Dave Grubnic, Brittany Force’s crew chief on the Top Fuel side of John Force Racing, said proper shoes are, indeed, a big deal.
“We use multiple instruments when we’re out there, and it’s the collective sum of what all these instruments give us that helps us decide on how hard we want to push the cars, along with the track temperature. So, shoes, yes, definitely [are a key part of the equation],” he said. “It’s the feel. You can change shoes and change the feel. You get used to something, and you want to keep that a constant.”
However, Grubnic cautioned, “When you look at shoes, you have to factor in what percentage of that do we base our decisions on?

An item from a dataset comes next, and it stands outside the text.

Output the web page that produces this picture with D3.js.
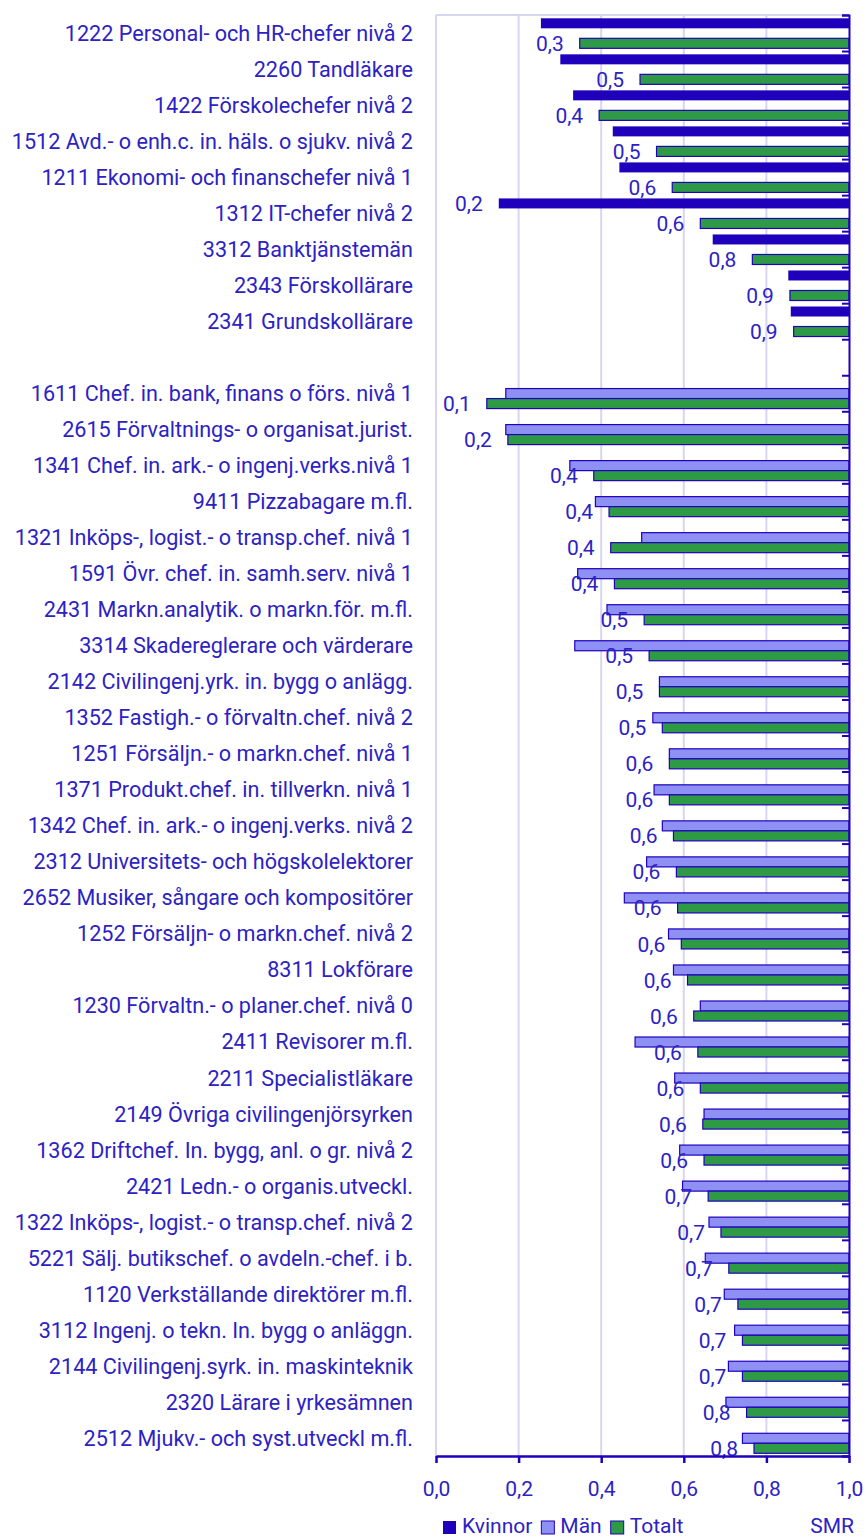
<!DOCTYPE html>
<html>
<head>
<meta charset="utf-8">
<script src="https://cdn.jsdelivr.net/npm/d3@7"></script>
<style>
  body { margin: 0; background: #fff; }
  text { font-family: Roboto, sans-serif; }
</style>
</head>
<body>
<div id="chart"></div>
<script>
// Yrken där kvinnor jämförs (Kvinnor + Totalt)
const womenCategories = [
  "1222 Personal- och HR-chefer nivå 2",
  "2260 Tandläkare",
  "1422 Förskolechefer nivå 2",
  "1512 Avd.- o enh.c. in. häls. o sjukv. nivå 2",
  "1211 Ekonomi- och finanschefer nivå 1",
  "1312 IT-chefer nivå 2",
  "3312 Banktjänstemän",
  "2343 Förskollärare",
  "2341 Grundskollärare"
];
const kvinnorValues = [0.254, 0.301, 0.332, 0.428, 0.444, 0.152, 0.670, 0.853, 0.859];
const totaltWomen = [0.348, 0.494, 0.395, 0.534, 0.572, 0.640, 0.766, 0.857, 0.866];
// bara denna Kvinnor-stapel har etikett i originalet
const kvinnorLabelled = ["1312 IT-chefer nivå 2"];

// Yrken där män jämförs (Män + Totalt)
const menCategories = [
  "1611 Chef. in. bank, finans o förs. nivå 1",
  "2615 Förvaltnings- o organisat.jurist.",
  "1341 Chef. in. ark.- o ingenj.verks.nivå 1",
  "9411 Pizzabagare m.fl.",
  "1321 Inköps-, logist.- o transp.chef. nivå 1",
  "1591 Övr. chef. in. samh.serv. nivå 1",
  "2431 Markn.analytik. o markn.för. m.fl.",
  "3314 Skadereglerare och värderare",
  "2142 Civilingenj.yrk. in. bygg o anlägg.",
  "1352 Fastigh.- o förvaltn.chef. nivå 2",
  "1251 Försäljn.- o markn.chef. nivå 1",
  "1371 Produkt.chef. in. tillverkn. nivå 1",
  "1342 Chef. in. ark.- o ingenj.verks. nivå 2",
  "2312 Universitets- och högskolelektorer",
  "2652 Musiker, sångare och kompositörer",
  "1252 Försäljn- o markn.chef. nivå 2",
  "8311 Lokförare",
  "1230 Förvaltn.- o planer.chef. nivå 0",
  "2411 Revisorer m.fl.",
  "2211 Specialistläkare",
  "2149 Övriga civilingenjörsyrken",
  "1362 Driftchef. In. bygg, anl. o gr. nivå 2",
  "2421 Ledn.- o organis.utveckl.",
  "1322 Inköps-, logist.- o transp.chef. nivå 2",
  "5221 Sälj. butikschef. o avdeln.-chef. i b.",
  "1120 Verkställande direktörer m.fl.",
  "3112 Ingenj. o tekn. In. bygg o anläggn.",
  "2144 Civilingenj.syrk. in. maskinteknik",
  "2320 Lärare i yrkesämnen",
  "2512 Mjukv.- och syst.utveckl m.fl."
];
const manValues = [0.169, 0.169, 0.324, 0.386, 0.498, 0.343, 0.414, 0.336, 0.541, 0.525,
  0.565, 0.528, 0.548, 0.510, 0.456, 0.563, 0.575, 0.640, 0.482, 0.578,
  0.649, 0.590, 0.597, 0.661, 0.652, 0.698, 0.723, 0.708, 0.702, 0.742];
const totaltMen = [0.123, 0.174, 0.382, 0.419, 0.423, 0.432, 0.504, 0.516, 0.541, 0.548,
  0.565, 0.565, 0.575, 0.582, 0.585, 0.594, 0.609, 0.624, 0.634, 0.640,
  0.646, 0.649, 0.659, 0.690, 0.709, 0.731, 0.742, 0.742, 0.752, 0.770];

const xTicks = [0, 0.2, 0.4, 0.6, 0.8, 1.0];
const seriesNames = ["Kvinnor", "Män", "Totalt"];

const width = 867;
const height = 1537;

const colors = {
  Kvinnor: "#1f00bb",
  Män: "#8e90f4",
  Totalt: "#2f9a46",
  text: "#2c22c4",
  axis: "#1f00bb",
  grid: "#d6d6f0"
};

// bygg raderna, en tom rad mellan grupperna
const rows = [];
womenCategories.forEach((c, i) => {
  rows.push({ key: c, label: c, Kvinnor: kvinnorValues[i], Män: null, Totalt: totaltWomen[i] });
});
rows.push({ key: "__blank__", label: "", Kvinnor: null, Män: null, Totalt: null });
menCategories.forEach((c, i) => {
  rows.push({ key: c, label: c, Kvinnor: null, Män: manValues[i], Totalt: totaltMen[i] });
});

const margin = { top: 15, left: 436, right: 18, bottom: 81 };
const plotRight = width - margin.right;
const plotBottom = height - margin.bottom;

const x = d3.scaleLinear().domain([0, 1]).range([margin.left, plotRight]);
const y = d3.scaleBand().domain(rows.map((d) => d.key)).range([margin.top, plotBottom]);
const ySeries = d3.scaleBand().domain(seriesNames).range([3.3, y.bandwidth() - 2.7]);
const rowEdges = d3.scaleLinear().domain([0, rows.length]).range([margin.top, plotBottom]);

const fmt = (v) => v.toFixed(1).replace(".", ",");

const svg = d3.create("svg").attr("width", width).attr("height", height);
// i DOM direkt så att textlängder kan mätas
document.getElementById("chart").appendChild(svg.node());

// ram för plotytan (topp)
svg.append("line")
  .attr("x1", x(0)).attr("x2", x(1))
  .attr("y1", margin.top).attr("y2", margin.top)
  .attr("stroke", colors.grid).attr("stroke-width", 2);

// rutnät (inkl. vänsterkant)
svg.append("g")
  .selectAll("line")
  .data(xTicks.filter((t) => t < 1))
  .join("line")
  .attr("x1", (d) => x(d)).attr("x2", (d) => x(d))
  .attr("y1", margin.top).attr("y2", plotBottom)
  .attr("stroke", colors.grid)
  .attr("stroke-width", 2);

// staplar, går från 1,0 åt vänster till värdet
const barData = [];
rows.forEach((r) => {
  seriesNames.forEach((s) => {
    if (r[s] != null) barData.push({ row: r, series: s, value: r[s] });
  });
});

svg.append("g")
  .selectAll("rect")
  .data(barData)
  .join("rect")
  .attr("x", (d) => x(d.value))
  .attr("y", (d) => y(d.row.key) + ySeries(d.series))
  .attr("width", (d) => x(1) - x(d.value))
  .attr("height", ySeries.bandwidth())
  .attr("fill", (d) => colors[d.series])
  .attr("stroke", (d) => (d.series === "Kvinnor" ? "none" : colors.axis))
  .attr("stroke-width", 1.2);

// etiketter: Totalt överallt, Kvinnor bara där originalet visar den
const labelData = barData.filter(
  (d) => d.series === "Totalt" || (d.series === "Kvinnor" && kvinnorLabelled.includes(d.row.key))
);

svg.append("g")
  .selectAll("text")
  .data(labelData)
  .join("text")
  .attr("x", (d) => x(d.value) - 16)
  .attr("y", (d) => y(d.row.key) + ySeries(d.series) + ySeries.bandwidth() / 2)
  .attr("dy", "0.36em")
  .attr("text-anchor", "end")
  .attr("fill", colors.text)
  .style("font-size", "21px")
  .text((d) => fmt(d.value));

// kategorinamn till vänster
svg.append("g")
  .selectAll("text")
  .data(rows.filter((r) => r.label))
  .join("text")
  .attr("x", 413)
  .attr("y", (d) => y(d.key) + y.bandwidth() / 2)
  .attr("dy", "0.36em")
  .attr("text-anchor", "end")
  .attr("fill", colors.text)
  .style("font-size", "21.6px")
  .text((d) => d.label);

// höger axel med streck mellan raderna
const rightAxis = svg.append("g")
  .attr("transform", `translate(${x(1)},0)`)
  .call(d3.axisLeft(rowEdges).tickValues(d3.range(0, rows.length + 1)).tickSize(7).tickFormat(""));
rightAxis.selectAll("path, line").attr("stroke", colors.axis).attr("stroke-width", 2);

// x-axel
const bottomAxis = svg.append("g")
  .attr("transform", `translate(0,${plotBottom})`)
  .call(d3.axisBottom(x).tickValues(xTicks).tickSize(7).tickSizeOuter(0).tickPadding(18).tickFormat(fmt));
bottomAxis.selectAll("path, line").attr("stroke", colors.axis).attr("stroke-width", 2.5);
bottomAxis.selectAll("text")
  .attr("fill", colors.text)
  .style("font-size", "21px")
  .style("font-family", "Roboto, sans-serif");

// förklaring
const legend = svg.append("g").attr("transform", `translate(443, 1533)`);
let lx = 0;
seriesNames.forEach((s) => {
  const g = legend.append("g").attr("transform", `translate(${lx},0)`);
  g.append("rect")
    .attr("x", 0).attr("y", -12)
    .attr("width", 13).attr("height", 13)
    .attr("fill", colors[s])
    .attr("stroke", s === "Kvinnor" ? "none" : colors.axis)
    .attr("stroke-width", 1);
  const t = g.append("text")
    .attr("x", 19).attr("y", 0)
    .attr("fill", colors.text)
    .style("font-size", "21px")
    .text(s);
  lx += 19 + t.node().getComputedTextLength() + 9;
});

svg.append("text")
  .attr("x", 854).attr("y", 1533)
  .attr("text-anchor", "end")
  .attr("fill", colors.text)
  .style("font-size", "21px")
  .text("SMR");
</script>
</body>
</html>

The technical tools are still very valid. What we do is we use the technical tools and we probably weight them the most. When everything lines up and the shoes confirm it, it gives you more probability of success.”
He said, “I think all the crew chiefs probably have their own [preferences]. That’s up to each individual crew chief on what he’s looking for. I don’t think there’s one standard there.”
That’s where Grubnic played information close to the vest. He said he looks for “what suits me” and declined to divulge what that mysterious something might be. He said crew chiefs regard that information as privileged. “We all have our own little niche,” he said, quickly adding that “what works for me might not work for somebody else. So rather than protect what we have, we don’t want to mislead somebody and send them down a path that doesn’t work for their program.”
So what’s the magical quality that a shoe sole has for a drag-racing crew chief?
“The pressure you put down on your foot and go out there and twist, how much surface area you have determines what that feel is,” Wendland said. “So, if you have just a bunch of nubs sticking up, it feels like the track’s really loose, because you’re just on top of these nubs and [the shoe] doesn’t have flat traction. It’s like comparing a passenger-car tire to a slick: How much traction are you going to get with a passenger tire, compared to a slick? So the flatter the surface is, the more resistance you’re going to have when you’re using that foot. That also determines what the track feels like. Back in 2018, when we [he and the McMillen team] won the U.S. Nationals, I could do a pirouette, and it was like, ‘Oh, s—. We’ve got to do something different. We’ve got to back up and punt.’ We ended up winning the race because we completely backed the car down and backed the car down.
“It was a combination of what happened at Indy and Gainesville and places where they have a lot of different categories,” he said. “You have a lot of different [makes of] tires: Mickey Thompson, Hoosier, Goodyear. You get so many cars running on there that you get this conglomeration of goo that it’s not the same traction as you would [have] if you’re going to a race with less cars.”
That means a crew chief can opt for varying clutch settings and other variables in the car’s set-up.
Grubnic was amused by Wendland’s shoe-sole experiment and said, “That’s why you have to find something that fits into a window that still allows you to walk up and down the track and not get stuck on it.”
When he made the transition from driver to crew chief, Grubnic said the practice of selecting a useful shoe came naturally. “Common sense dictates that. When you look at the tools that we have available to us and what we’re trying to achieve, it makes sense to use as many of these tools as possible to come up with some sort of formula standard. It’s a sum of all these tools. So when you look at shoes, I wouldn’t put this on the front page of the newspaper that this is the be-all and end-all of what we do. It’s just another tool that we use to help us make a decision.”
But it is part of the sole of drag racing.